Al momento la maggioranza di centrodestra non ha i numeri in Parlamento per poter approvare il disegno di legge di riforma costituzionale senza la possibilità di dover passare per un referendum popolare. Alla Camera la maggioranza dei due terzi dell’assemblea è fissata infatti a 266 voti e il centrodestra può contare su 238 deputati. Discorso simile vale per il Senato, dove i voti necessari sono 166 e la maggioranza può contare su 136 senatori.

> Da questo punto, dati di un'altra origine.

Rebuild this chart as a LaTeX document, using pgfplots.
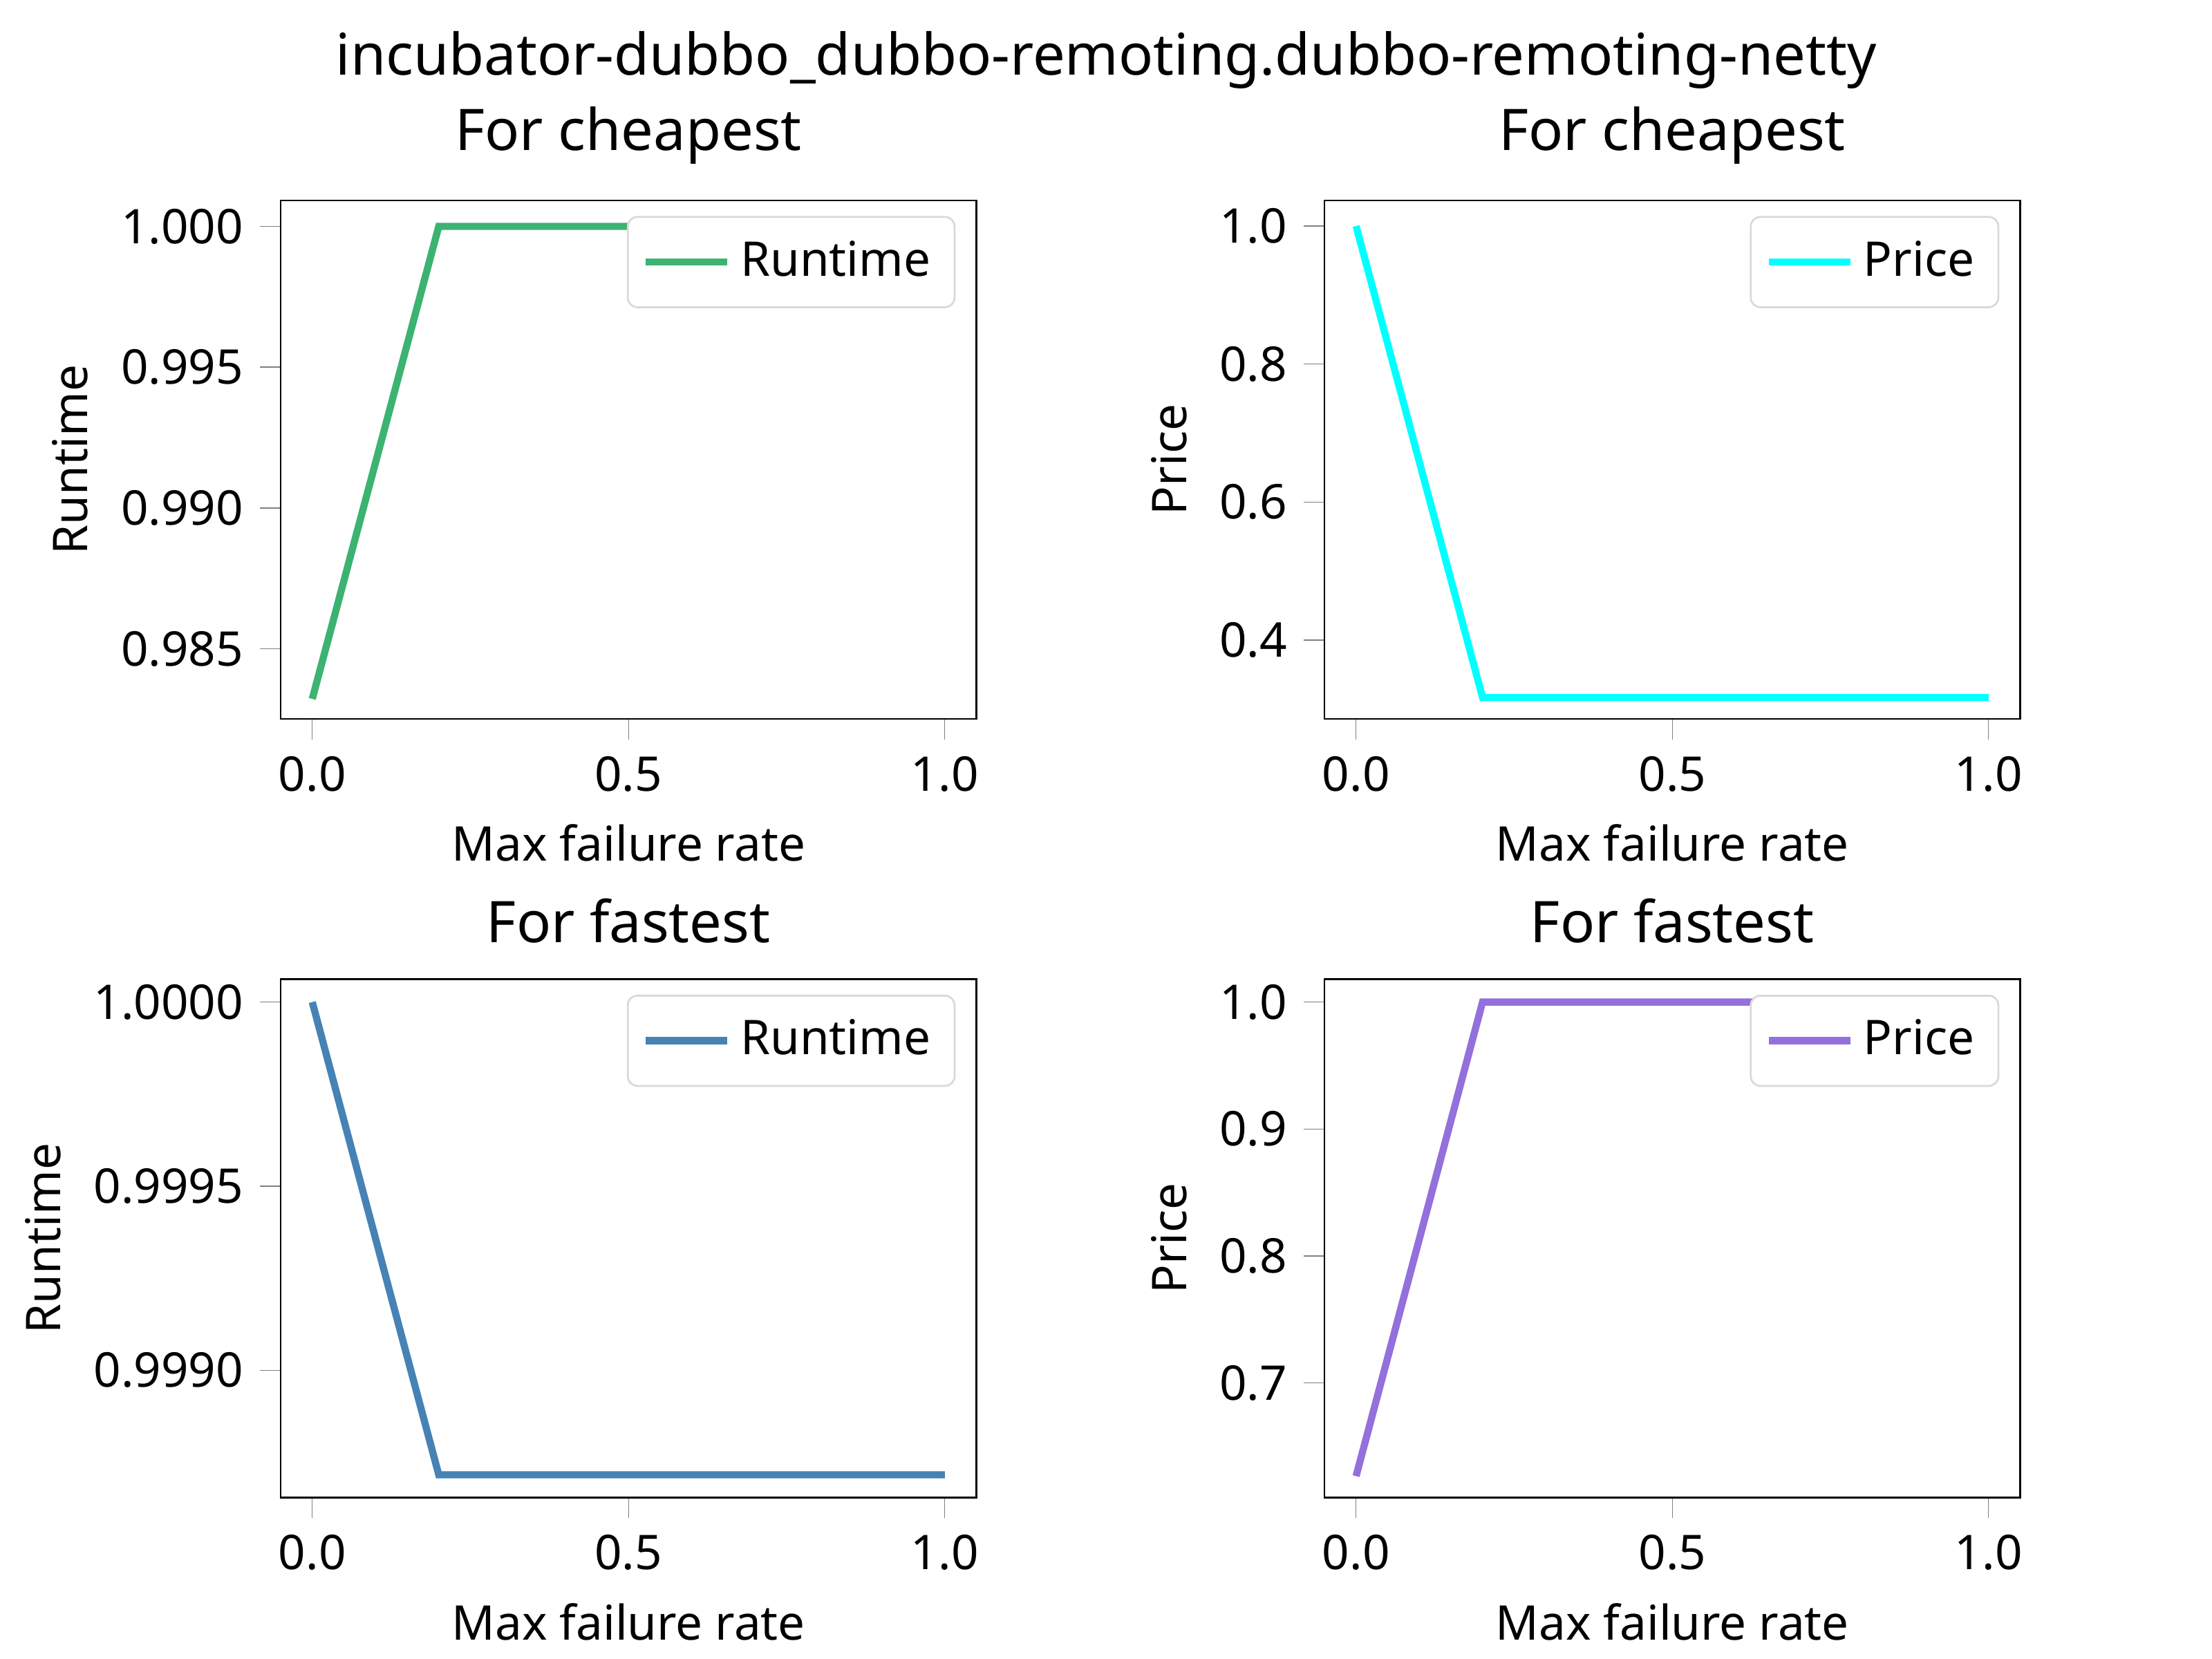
\documentclass[border=0pt]{standalone}
\usepackage{fontspec}
\setmainfont{Noto Sans}
\usepackage{pgfplots}
\pgfplotsset{compat=1.18}
\definecolor{c1}{RGB}{60,179,113}
\definecolor{c2}{RGB}{0,255,255}
\definecolor{c3}{RGB}{70,130,180}
\definecolor{c4}{RGB}{147,112,219}
\pgfplotsset{
  my/.style={scale only axis, width=2.013in, height=1.5in, anchor=south west,
    xmin=-0.05, xmax=1.05, xtick={0,0.5,1},
    xticklabel style={/pgf/number format/.cd,fixed,fixed zerofill,precision=1},
    tick align=outside, xtick pos=bottom, ytick pos=left,
    /pgf/number format/assume math mode=true,
    tick label style={font=\fontsize{10}{12}\selectfont},
    label style={font=\fontsize{10}{12}\selectfont},
    title style={font=\fontsize{12}{14}\selectfont, yshift=-2pt},
    xlabel={Max failure rate},
    legend pos=north east,
    legend style={font=\fontsize{10}{12}\selectfont, draw=black!15, rounded corners=2pt, inner sep=3pt},
    legend cell align=left,
    scaled y ticks=false,
  }
}
\begin{document}
\begin{tikzpicture}
\path (0,0) rectangle (6.4in,4.8in);
\node[font=\fontsize{12}{14}\selectfont] at (3.2in,4.626in) {incubator-dubbo\_dubbo-remoting.dubbo-remoting-netty};
\begin{axis}[my, at={(0.812in,2.72in)}, title={For cheapest}, ylabel={Runtime},
  ymin=0.98251, ymax=1.00092, ytick={0.985,0.99,0.995,1.0},
  yticklabel style={/pgf/number format/.cd,fixed,fixed zerofill,precision=3}]
\addplot[c1, line width=1.5pt] coordinates {(0,0.98322)(0.2,1)(0.4,1)(0.6,1)(0.8,1)(1.0,1)};
\addlegendentry{Runtime}
\end{axis}
\begin{axis}[my, at={(3.832in,2.72in)}, title={For cheapest}, ylabel={Price},
  ymin=0.286, ymax=1.037, ytick={0.4,0.6,0.8,1.0},
  yticklabel style={/pgf/number format/.cd,fixed,fixed zerofill,precision=1}]
\addplot[c2, line width=1.5pt] coordinates {(0,1)(0.2,0.317)(0.4,0.317)(0.6,0.317)(0.8,0.317)(1.0,0.317)};
\addlegendentry{Price}
\end{axis}
\begin{axis}[my, at={(0.812in,0.467in)}, title={For fastest}, ylabel={Runtime},
  ymin=0.998654, ymax=1.0000623, ytick={0.999,0.9995,1.0},
  yticklabel style={/pgf/number format/.cd,fixed,fixed zerofill,precision=4}]
\addplot[c3, line width=1.5pt] coordinates {(0,1)(0.2,0.998716)(0.4,0.998716)(0.6,0.998716)(0.8,0.998716)(1.0,0.998716)};
\addlegendentry{Runtime}
\end{axis}
\begin{axis}[my, at={(3.832in,0.467in)}, title={For fastest}, ylabel={Price},
  ymin=0.6098, ymax=1.018, ytick={0.7,0.8,0.9,1.0},
  yticklabel style={/pgf/number format/.cd,fixed,fixed zerofill,precision=1}]
\addplot[c4, line width=1.5pt] coordinates {(0,0.6267)(0.2,1)(0.4,1)(0.6,1)(0.8,1)(1.0,1)};
\addlegendentry{Price}
\end{axis}
\end{tikzpicture}
\end{document}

Qualora venisse approvata definitivamente, la riforma non entrerebbe comunque in vigore da subito, ma dal primo scioglimento delle camere dopo la sua approvazione. Se l’attuale legislatura dovesse terminare alla sua scadenza naturale, la riforma costituzionale entrerebbe in vigore nel 2027.

Come siamo arrivati fin qui

Qualora fosse approvata, quella sul premierato sarebbe la ventunesima riforma della Costituzione da quando è entrata in vigore nel 1948 e sarebbe la prima riguardante la forma di governo del nostro Paese. 

L’elezione diretta del presidente del Consiglio non era presente nel programma elettorale della coalizione di centrodestra per le elezioni politiche 2022, che prometteva invece l’elezione diretta del presidente della Repubblica. Al momento quest’ultimo è eletto dal Parlamento in seduta comune, ossia dai deputati, dai senatori e dai rappresentanti delle regioni riuniti insieme. 

L’ipotesi del premierato è emersa nella primavera di quest’anno. A maggio la presidente del Consiglio Giorgia Meloni ha incontrato i partiti di opposizione per trovare un accordo sul tema delle riforme, senza però arrivare a un’intesa. Nonostante questo, da lì in poi la ministra Casellati ha lavorato su un testo di riforma costituzionale per dare maggiori poteri al presidente del Consiglio. Il 29 agosto Casellati ha annunciato che il testo era praticamente pronto e che sarebbe servito solo qualche aggiustamento prima dell’esame in Consiglio dei ministri.

Dopo settimane di rinvii, il 30 ottobre scorso si è tenuto un vertice tra i partiti di maggioranza in cui si è ufficializzata la data del 3 novembre per il via libera alla riforma in Consiglio dei ministri.